Only the lines from the one containing "What matplotlib code" through the one containing "import matplotlib.pyplot as plt" should be duplicated, exactly as they appear. Pictures are to be left out.

Source code of charts

::::::::

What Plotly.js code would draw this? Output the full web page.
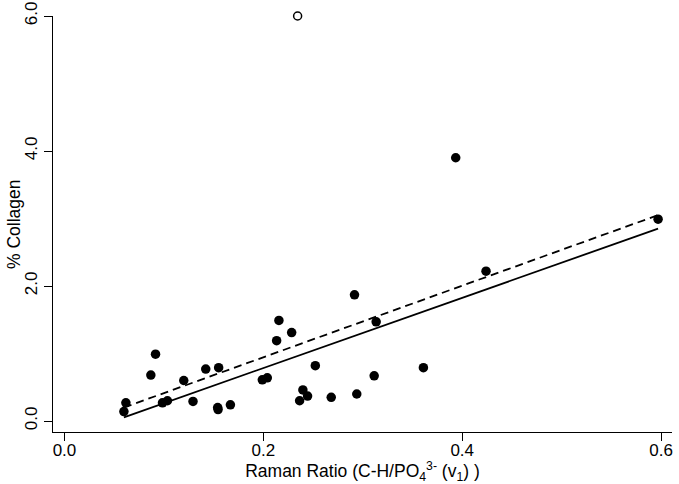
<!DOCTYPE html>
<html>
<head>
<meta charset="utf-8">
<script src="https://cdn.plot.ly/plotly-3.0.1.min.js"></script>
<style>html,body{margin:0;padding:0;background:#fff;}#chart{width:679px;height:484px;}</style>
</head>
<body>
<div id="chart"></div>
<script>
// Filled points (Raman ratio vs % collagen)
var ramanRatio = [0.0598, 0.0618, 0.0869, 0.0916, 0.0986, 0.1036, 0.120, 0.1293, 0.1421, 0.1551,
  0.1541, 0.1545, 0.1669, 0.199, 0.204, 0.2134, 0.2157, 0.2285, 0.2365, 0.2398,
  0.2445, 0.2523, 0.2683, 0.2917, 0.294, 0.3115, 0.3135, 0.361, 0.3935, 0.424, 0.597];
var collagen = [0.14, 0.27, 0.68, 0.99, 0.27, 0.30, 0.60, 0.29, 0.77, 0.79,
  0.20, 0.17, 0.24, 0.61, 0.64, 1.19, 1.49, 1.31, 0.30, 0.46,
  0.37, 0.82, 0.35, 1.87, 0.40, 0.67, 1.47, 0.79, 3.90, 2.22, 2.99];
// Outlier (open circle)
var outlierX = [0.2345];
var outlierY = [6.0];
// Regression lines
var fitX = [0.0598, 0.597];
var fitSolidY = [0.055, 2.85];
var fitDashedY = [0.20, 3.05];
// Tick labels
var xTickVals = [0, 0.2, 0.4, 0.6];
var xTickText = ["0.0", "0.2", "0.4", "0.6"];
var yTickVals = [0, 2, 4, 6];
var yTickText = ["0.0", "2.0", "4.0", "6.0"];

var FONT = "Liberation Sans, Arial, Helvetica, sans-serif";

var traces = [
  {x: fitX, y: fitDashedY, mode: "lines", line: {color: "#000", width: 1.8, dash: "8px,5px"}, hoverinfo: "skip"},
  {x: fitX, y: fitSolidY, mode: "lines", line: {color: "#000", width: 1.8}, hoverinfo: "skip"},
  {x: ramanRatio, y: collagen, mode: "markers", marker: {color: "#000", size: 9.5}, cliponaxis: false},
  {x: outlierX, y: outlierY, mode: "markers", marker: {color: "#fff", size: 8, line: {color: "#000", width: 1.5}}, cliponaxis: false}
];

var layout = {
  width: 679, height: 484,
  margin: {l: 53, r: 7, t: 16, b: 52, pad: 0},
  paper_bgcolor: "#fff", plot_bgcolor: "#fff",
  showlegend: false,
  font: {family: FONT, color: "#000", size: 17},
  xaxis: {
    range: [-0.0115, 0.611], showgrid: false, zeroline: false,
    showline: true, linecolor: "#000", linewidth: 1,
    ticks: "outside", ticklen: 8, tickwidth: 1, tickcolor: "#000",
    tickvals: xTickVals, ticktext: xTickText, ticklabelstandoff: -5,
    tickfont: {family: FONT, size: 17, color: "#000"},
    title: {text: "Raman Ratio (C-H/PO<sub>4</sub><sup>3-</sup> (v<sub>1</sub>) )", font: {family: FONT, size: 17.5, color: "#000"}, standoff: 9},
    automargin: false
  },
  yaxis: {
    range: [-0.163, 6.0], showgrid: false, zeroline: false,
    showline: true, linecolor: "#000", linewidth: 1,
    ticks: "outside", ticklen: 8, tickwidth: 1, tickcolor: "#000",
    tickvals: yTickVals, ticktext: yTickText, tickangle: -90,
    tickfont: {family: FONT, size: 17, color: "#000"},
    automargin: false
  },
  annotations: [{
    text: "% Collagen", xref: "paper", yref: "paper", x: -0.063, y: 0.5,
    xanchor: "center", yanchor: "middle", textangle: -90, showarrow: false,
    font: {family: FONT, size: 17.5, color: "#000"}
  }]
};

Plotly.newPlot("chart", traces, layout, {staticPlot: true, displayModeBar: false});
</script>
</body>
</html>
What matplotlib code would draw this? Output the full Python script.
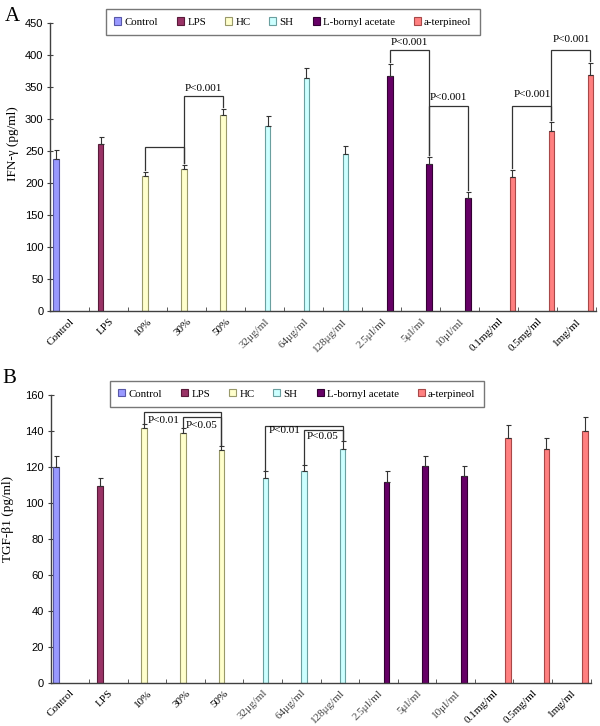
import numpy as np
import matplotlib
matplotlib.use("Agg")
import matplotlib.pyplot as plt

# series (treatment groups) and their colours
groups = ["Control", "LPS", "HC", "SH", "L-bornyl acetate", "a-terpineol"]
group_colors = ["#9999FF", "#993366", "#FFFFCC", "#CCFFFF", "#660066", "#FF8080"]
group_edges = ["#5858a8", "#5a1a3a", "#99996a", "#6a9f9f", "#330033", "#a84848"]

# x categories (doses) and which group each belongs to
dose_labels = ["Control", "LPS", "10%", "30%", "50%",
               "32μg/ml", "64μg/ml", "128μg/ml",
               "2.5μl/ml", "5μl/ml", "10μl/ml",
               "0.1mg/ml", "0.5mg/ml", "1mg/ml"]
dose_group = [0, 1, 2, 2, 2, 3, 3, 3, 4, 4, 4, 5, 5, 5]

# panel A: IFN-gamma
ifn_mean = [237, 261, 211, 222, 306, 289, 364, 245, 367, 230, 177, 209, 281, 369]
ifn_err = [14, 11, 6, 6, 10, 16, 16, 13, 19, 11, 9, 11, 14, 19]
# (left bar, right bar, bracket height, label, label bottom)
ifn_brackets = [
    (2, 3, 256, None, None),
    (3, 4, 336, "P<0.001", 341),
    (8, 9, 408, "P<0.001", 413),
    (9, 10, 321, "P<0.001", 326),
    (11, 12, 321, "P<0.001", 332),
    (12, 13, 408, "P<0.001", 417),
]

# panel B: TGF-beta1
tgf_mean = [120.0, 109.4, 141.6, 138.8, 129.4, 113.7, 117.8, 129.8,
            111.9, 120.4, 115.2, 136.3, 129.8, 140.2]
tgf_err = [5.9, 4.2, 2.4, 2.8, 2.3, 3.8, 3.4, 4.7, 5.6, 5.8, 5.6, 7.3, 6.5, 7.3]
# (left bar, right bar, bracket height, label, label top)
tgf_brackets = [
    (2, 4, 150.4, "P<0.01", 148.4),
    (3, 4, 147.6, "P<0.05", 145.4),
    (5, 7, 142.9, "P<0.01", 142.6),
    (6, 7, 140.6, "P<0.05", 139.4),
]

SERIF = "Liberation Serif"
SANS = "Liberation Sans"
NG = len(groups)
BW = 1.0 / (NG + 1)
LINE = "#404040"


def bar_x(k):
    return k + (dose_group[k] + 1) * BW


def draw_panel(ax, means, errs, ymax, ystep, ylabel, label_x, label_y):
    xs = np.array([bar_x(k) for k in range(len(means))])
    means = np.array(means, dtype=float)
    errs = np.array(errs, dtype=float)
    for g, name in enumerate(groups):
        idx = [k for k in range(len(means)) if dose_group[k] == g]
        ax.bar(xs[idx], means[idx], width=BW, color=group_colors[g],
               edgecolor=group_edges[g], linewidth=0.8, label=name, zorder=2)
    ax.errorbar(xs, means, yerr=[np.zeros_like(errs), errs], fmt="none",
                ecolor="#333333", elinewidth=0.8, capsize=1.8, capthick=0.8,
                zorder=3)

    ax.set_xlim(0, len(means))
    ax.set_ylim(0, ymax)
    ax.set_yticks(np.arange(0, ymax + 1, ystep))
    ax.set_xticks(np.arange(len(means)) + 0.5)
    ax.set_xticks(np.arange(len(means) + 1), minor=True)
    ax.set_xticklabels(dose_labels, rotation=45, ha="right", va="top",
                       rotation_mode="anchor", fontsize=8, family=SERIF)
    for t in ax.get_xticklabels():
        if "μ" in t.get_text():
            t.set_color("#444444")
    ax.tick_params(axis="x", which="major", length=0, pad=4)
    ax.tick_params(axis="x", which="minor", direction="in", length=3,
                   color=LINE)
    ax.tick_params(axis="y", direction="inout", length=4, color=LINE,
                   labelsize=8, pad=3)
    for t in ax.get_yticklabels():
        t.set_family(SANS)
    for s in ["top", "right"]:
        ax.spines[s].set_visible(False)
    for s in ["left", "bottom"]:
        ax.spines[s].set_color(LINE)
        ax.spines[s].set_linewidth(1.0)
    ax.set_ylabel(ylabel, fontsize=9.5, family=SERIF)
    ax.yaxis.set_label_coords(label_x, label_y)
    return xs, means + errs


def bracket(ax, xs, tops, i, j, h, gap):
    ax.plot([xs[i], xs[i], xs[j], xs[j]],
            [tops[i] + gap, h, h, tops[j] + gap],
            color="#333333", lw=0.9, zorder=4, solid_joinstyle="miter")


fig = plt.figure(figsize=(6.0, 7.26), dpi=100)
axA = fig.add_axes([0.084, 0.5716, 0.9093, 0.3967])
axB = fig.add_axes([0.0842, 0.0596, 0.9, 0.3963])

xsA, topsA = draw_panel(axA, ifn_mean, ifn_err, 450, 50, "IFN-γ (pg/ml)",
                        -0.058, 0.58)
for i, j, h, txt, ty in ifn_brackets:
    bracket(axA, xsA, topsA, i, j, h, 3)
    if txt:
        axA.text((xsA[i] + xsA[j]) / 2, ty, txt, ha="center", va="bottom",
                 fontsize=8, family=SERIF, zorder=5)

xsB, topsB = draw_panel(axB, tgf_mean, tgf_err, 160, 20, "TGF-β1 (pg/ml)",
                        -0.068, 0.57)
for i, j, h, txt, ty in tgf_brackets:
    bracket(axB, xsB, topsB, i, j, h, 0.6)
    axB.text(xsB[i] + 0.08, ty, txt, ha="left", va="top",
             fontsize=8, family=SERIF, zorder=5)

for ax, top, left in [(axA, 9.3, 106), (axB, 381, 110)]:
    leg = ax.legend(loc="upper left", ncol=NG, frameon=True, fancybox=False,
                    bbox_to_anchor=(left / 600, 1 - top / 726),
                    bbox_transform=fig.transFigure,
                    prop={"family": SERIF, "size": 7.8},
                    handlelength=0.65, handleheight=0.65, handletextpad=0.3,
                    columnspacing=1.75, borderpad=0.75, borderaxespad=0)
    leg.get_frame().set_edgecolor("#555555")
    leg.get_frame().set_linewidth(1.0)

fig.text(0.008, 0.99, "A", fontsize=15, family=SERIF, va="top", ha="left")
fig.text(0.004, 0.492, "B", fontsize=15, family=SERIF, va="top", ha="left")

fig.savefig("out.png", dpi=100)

::::::::

> **Solved problem**:
What matplotlib code would draw this? Output the full Python script.
import numpy as np
import matplotlib
matplotlib.use("Agg")
import matplotlib.pyplot as plt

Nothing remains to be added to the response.